**** Recorded information ****

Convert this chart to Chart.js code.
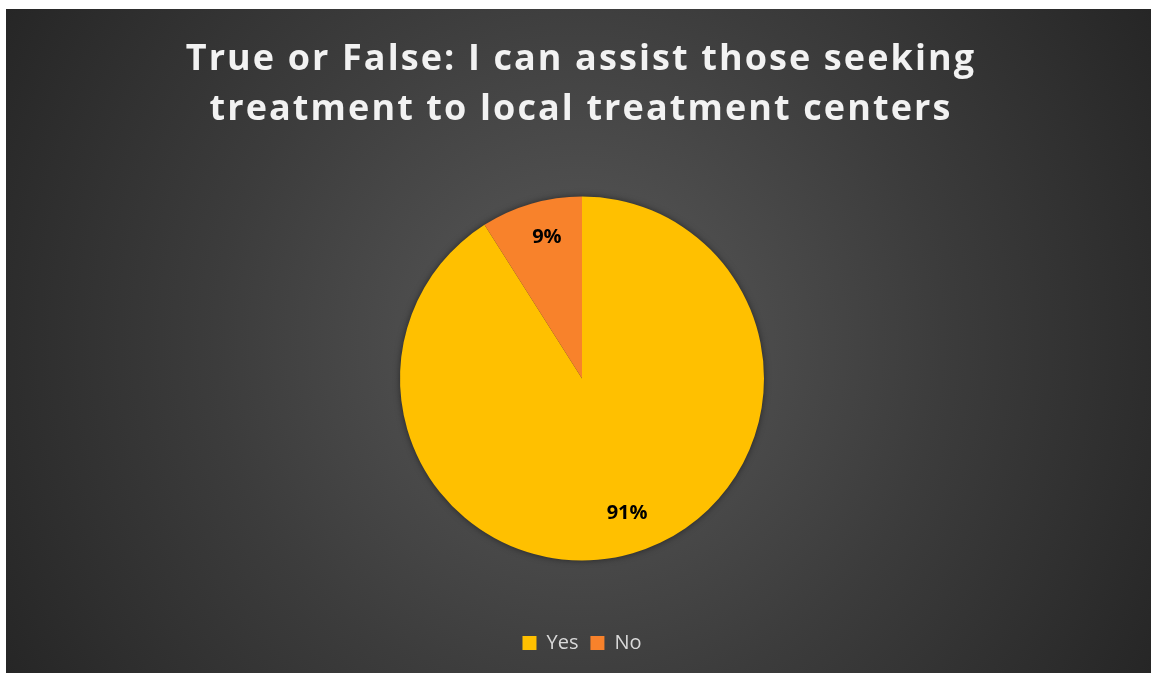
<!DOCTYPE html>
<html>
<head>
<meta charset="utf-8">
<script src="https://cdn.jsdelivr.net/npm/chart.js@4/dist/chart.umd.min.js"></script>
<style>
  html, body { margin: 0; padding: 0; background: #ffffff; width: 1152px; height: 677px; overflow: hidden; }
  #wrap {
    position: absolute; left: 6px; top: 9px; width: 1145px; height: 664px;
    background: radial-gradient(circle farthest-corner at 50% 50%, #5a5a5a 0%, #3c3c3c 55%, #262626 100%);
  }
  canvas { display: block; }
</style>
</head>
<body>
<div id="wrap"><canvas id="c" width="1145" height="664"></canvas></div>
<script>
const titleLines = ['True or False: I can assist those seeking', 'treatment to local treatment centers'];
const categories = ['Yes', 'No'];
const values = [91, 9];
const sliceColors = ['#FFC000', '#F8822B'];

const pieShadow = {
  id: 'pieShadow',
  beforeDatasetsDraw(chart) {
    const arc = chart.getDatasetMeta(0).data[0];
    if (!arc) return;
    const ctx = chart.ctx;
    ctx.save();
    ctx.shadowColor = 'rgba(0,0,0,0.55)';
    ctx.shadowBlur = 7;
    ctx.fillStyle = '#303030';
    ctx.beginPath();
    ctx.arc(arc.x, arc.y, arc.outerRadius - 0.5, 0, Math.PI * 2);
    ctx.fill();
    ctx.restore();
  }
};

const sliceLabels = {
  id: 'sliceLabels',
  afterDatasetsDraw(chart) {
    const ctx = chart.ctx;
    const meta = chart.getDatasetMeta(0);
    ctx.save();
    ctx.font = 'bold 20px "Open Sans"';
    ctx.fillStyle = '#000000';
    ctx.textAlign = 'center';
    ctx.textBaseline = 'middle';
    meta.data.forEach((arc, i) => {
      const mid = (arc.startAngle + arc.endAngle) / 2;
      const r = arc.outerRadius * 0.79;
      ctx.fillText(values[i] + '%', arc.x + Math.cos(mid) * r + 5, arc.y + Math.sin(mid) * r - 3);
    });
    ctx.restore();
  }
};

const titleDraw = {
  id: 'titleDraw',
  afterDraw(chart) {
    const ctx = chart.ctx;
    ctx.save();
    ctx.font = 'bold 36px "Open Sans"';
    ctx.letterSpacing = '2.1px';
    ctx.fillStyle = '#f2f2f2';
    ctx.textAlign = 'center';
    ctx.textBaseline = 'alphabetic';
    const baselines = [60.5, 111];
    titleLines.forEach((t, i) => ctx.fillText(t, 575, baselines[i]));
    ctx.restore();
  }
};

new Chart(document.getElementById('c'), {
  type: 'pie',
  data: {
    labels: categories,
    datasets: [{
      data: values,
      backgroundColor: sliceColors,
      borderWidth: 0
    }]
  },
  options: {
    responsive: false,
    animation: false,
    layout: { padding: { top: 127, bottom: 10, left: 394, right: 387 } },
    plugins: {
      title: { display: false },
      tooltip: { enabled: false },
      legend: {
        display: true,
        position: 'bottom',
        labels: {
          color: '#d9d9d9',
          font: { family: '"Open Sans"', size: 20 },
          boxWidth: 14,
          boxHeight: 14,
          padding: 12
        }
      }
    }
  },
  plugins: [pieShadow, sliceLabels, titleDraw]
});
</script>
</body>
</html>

****

Work to complete:
Leave out the pictures and reproduce the rest of the listing exactly.

Response to the task:
Convert this chart to Chart.js code.
<!DOCTYPE html>
<html>
<head>
<meta charset="utf-8">
<script src="https://cdn.jsdelivr.net/npm/chart.js@4/dist/chart.umd.min.js"></script>
<style>
  html, body { margin: 0; padding: 0; background: #ffffff; width: 1152px; height: 677px; overflow: hidden; }
  #wrap {
    position: absolute; left: 6px; top: 9px; width: 1145px; height: 664px;
    background: radial-gradient(circle farthest-corner at 50% 50%, #5a5a5a 0%, #3c3c3c 55%, #262626 100%);
  }
  canvas { display: block; }
</style>
</head>
<body>
<div id="wrap"><canvas id="c" width="1145" height="664"></canvas></div>
<script>
const titleLines = ['True or False: I can assist those seeking', 'treatment to local treatment centers'];
const categories = ['Yes', 'No'];
const values = [91, 9];
const sliceColors = ['#FFC000', '#F8822B'];

const pieShadow = {
  id: 'pieShadow',
  beforeDatasetsDraw(chart) {
    const arc = chart.getDatasetMeta(0).data[0];
    if (!arc) return;
    const ctx = chart.ctx;
    ctx.save();
    ctx.shadowColor = 'rgba(0,0,0,0.55)';
    ctx.shadowBlur = 7;
    ctx.fillStyle = '#303030';
    ctx.beginPath();
    ctx.arc(arc.x, arc.y, arc.outerRadius - 0.5, 0, Math.PI * 2);
    ctx.fill();
    ctx.restore();
  }
};

const sliceLabels = {
  id: 'sliceLabels',
  afterDatasetsDraw(chart) {
    const ctx = chart.ctx;
    const meta = chart.getDatasetMeta(0);
    ctx.save();
    ctx.font = 'bold 20px "Open Sans"';
    ctx.fillStyle = '#000000';
    ctx.textAlign = 'center';
    ctx.textBaseline = 'middle';
    meta.data.forEach((arc, i) => {
      const mid = (arc.startAngle + arc.endAngle) / 2;
      const r = arc.outerRadius * 0.79;
      ctx.fillText(values[i] + '%', arc.x + Math.cos(mid) * r + 5, arc.y + Math.sin(mid) * r - 3);
    });
    ctx.restore();
  }
};

const titleDraw = {
  id: 'titleDraw',
  afterDraw(chart) {
    const ctx = chart.ctx;
    ctx.save();
    ctx.font = 'bold 36px "Open Sans"';
    ctx.letterSpacing = '2.1px';
    ctx.fillStyle = '#f2f2f2';
    ctx.textAlign = 'center';
    ctx.textBaseline = 'alphabetic';
    const baselines = [60.5, 111];
    titleLines.forEach((t, i) => ctx.fillText(t, 575, baselines[i]));
    ctx.restore();
  }
};

new Chart(document.getElementById('c'), {
  type: 'pie',
  data: {
    labels: categories,
    datasets: [{
      data: values,
      backgroundColor: sliceColors,
      borderWidth: 0
    }]
  },
  options: {
    responsive: false,
    animation: false,
    layout: { padding: { top: 127, bottom: 10, left: 394, right: 387 } },
    plugins: {
      title: { display: false },
      tooltip: { enabled: false },
      legend: {
        display: true,
        position: 'bottom',
        labels: {
          color: '#d9d9d9',
          font: { family: '"Open Sans"', size: 20 },
          boxWidth: 14,
          boxHeight: 14,
          padding: 12
        }
      }
    }
  },
  plugins: [pieShadow, sliceLabels, titleDraw]
});
</script>
</body>
</html>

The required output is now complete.